## [WHAT YOU WILL DO]
Can you find the lines of the listing that include "this" and copy every one?

## [THE RECORDS]
::::::::::
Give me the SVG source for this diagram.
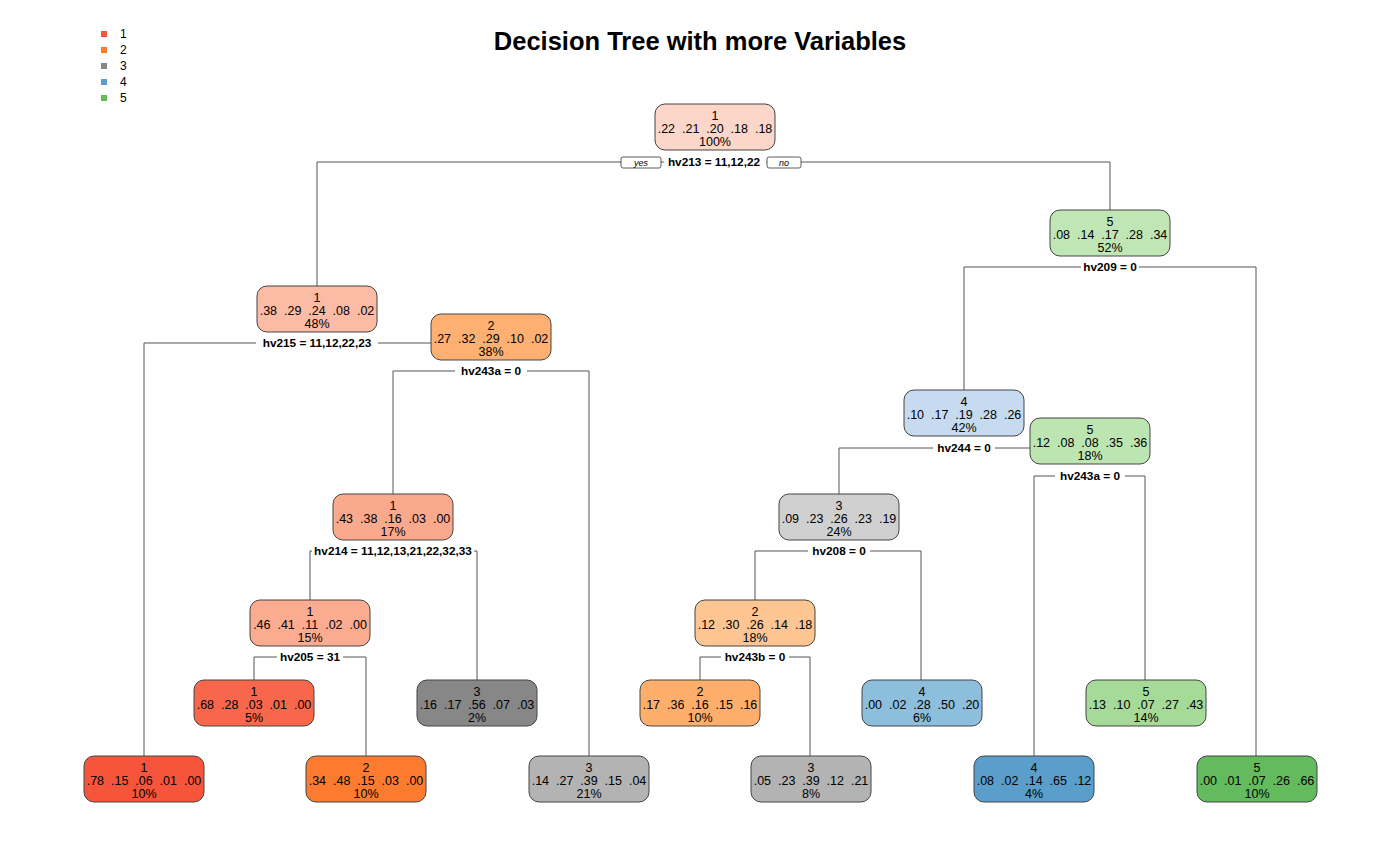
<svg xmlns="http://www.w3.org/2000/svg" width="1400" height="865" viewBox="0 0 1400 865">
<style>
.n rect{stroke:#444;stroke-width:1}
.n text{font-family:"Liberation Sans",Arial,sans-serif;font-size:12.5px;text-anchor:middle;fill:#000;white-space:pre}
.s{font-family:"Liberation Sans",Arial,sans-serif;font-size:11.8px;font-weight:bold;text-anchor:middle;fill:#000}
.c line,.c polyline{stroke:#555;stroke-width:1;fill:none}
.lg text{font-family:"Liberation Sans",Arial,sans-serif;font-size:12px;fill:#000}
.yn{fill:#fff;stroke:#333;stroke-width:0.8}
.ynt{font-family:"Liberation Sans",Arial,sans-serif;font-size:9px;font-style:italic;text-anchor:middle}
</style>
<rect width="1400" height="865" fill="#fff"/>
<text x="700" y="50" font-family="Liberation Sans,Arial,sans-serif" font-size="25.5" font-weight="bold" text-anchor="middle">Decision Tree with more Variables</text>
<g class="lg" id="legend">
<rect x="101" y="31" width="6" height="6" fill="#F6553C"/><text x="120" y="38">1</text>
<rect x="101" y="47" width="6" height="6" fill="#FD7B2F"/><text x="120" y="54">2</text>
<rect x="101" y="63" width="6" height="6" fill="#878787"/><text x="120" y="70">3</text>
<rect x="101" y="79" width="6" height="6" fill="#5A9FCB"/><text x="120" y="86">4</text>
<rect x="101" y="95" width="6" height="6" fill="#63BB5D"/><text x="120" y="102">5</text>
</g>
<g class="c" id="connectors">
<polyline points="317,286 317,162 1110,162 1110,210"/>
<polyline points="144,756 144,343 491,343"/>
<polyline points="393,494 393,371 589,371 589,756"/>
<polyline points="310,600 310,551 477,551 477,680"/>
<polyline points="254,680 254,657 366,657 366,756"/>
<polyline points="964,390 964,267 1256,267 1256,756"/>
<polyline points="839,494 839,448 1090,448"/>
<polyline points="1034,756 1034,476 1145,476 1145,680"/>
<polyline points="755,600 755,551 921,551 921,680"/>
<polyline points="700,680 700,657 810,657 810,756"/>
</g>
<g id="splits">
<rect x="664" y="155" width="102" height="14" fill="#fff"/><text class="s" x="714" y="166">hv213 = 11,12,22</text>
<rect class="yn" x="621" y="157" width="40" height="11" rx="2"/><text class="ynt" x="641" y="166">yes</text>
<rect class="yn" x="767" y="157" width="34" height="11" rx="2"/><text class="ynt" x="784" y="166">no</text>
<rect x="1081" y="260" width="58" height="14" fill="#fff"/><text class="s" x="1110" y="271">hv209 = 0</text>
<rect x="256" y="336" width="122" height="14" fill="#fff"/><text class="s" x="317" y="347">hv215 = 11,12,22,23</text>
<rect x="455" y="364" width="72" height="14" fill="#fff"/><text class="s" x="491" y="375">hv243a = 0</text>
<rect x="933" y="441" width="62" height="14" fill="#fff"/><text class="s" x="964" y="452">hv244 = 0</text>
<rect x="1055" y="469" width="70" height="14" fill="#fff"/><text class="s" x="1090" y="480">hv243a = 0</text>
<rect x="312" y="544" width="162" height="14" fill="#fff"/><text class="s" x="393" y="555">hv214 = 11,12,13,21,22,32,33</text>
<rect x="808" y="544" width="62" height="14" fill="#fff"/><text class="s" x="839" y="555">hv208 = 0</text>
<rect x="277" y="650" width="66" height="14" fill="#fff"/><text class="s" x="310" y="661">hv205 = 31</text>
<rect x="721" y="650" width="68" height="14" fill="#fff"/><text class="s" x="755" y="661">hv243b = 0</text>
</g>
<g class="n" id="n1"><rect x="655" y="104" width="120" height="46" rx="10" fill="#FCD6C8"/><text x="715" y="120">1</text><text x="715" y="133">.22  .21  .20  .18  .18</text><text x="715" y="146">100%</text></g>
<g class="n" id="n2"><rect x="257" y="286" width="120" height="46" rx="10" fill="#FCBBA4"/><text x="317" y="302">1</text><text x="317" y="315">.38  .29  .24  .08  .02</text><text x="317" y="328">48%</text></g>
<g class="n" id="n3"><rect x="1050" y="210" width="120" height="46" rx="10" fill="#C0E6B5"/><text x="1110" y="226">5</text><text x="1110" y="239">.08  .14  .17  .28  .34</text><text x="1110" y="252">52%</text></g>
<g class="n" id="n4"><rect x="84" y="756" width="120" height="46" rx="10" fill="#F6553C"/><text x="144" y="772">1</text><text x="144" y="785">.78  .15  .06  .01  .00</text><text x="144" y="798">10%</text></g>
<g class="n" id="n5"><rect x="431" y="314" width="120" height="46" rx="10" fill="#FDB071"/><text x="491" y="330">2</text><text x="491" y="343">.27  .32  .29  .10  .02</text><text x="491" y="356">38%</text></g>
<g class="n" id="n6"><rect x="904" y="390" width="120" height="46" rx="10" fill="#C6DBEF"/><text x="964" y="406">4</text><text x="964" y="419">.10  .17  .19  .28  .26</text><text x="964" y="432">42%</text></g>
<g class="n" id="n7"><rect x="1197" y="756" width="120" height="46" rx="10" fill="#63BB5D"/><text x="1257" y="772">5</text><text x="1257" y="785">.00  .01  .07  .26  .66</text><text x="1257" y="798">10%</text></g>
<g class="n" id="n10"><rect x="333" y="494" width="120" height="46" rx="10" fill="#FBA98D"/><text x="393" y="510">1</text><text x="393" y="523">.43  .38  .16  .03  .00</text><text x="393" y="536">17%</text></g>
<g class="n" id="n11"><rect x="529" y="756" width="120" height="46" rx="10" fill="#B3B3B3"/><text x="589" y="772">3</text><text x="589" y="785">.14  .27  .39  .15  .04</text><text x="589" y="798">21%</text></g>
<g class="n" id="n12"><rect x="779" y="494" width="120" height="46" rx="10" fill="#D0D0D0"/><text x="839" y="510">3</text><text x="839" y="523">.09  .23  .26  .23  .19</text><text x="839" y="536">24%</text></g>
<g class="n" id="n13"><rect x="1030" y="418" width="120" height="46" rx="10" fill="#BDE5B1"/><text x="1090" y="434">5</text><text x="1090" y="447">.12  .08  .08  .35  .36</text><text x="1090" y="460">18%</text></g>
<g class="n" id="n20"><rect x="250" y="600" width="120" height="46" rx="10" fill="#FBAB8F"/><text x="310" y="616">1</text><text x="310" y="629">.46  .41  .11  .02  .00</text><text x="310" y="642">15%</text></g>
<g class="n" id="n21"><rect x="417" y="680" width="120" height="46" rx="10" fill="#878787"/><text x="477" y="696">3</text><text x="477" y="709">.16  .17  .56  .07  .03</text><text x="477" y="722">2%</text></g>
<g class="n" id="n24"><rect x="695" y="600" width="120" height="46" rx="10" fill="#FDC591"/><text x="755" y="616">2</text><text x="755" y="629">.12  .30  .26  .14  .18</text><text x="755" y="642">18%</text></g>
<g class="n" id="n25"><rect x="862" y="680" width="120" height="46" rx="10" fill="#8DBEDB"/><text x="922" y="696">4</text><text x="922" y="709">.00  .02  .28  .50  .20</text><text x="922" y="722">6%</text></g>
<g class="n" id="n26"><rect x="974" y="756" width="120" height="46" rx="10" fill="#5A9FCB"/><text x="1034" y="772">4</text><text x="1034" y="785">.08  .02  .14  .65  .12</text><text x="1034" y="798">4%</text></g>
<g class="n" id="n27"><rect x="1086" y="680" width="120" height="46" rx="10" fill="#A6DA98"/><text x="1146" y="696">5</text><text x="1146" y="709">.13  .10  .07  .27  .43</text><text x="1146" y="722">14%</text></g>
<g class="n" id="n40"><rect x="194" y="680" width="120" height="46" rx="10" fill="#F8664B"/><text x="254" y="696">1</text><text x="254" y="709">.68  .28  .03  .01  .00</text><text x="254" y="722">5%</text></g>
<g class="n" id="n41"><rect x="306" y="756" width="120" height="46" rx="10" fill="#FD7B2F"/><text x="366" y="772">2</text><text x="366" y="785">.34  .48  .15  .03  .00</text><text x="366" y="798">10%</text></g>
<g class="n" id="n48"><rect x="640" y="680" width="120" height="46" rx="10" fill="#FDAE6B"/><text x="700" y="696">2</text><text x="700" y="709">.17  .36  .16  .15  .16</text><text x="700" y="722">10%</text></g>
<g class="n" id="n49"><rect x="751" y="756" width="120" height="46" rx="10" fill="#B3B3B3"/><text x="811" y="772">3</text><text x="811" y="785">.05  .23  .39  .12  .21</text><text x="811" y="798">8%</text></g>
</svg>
::::::::::
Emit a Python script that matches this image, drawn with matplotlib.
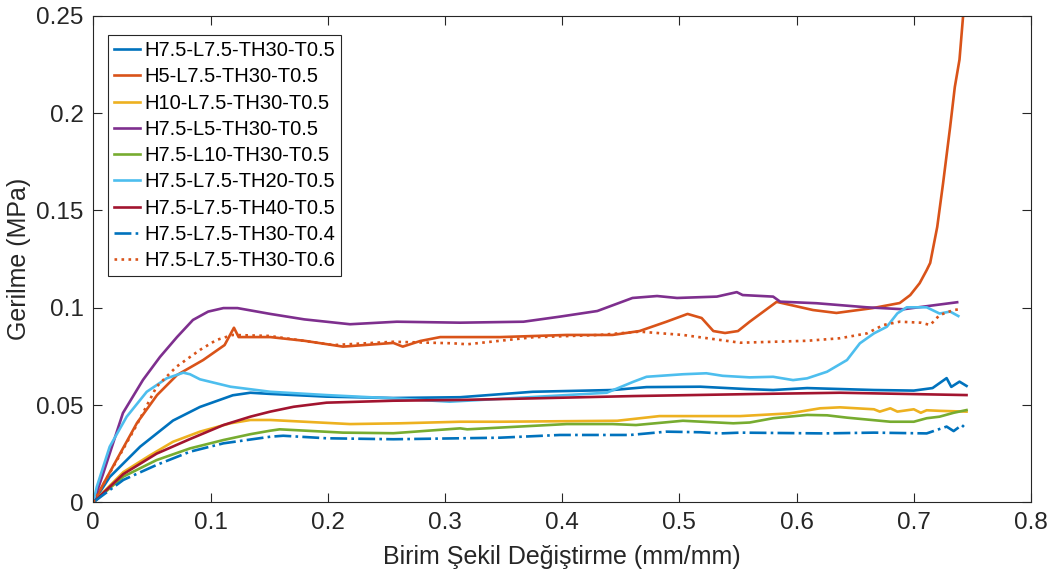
::::::::::
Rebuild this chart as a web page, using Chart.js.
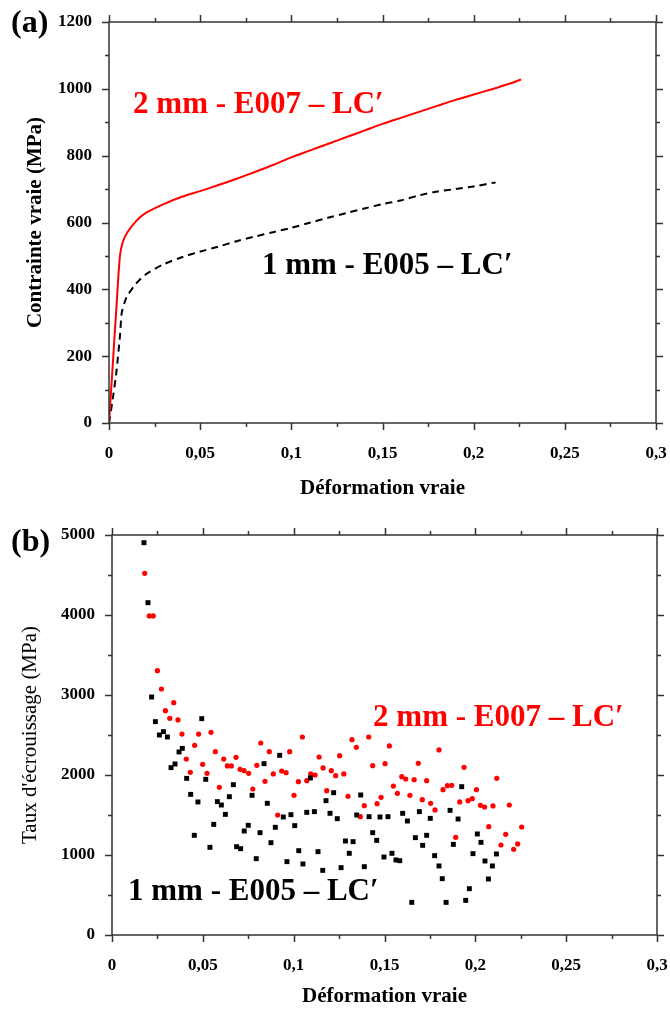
::::::::::
## [COMPLETE OUTPUT]
Give me the SVG source for this diagram.
Emit a Python script that matches this image, drawn with matplotlib.
Rebuild this chart as a web page, using Chart.js.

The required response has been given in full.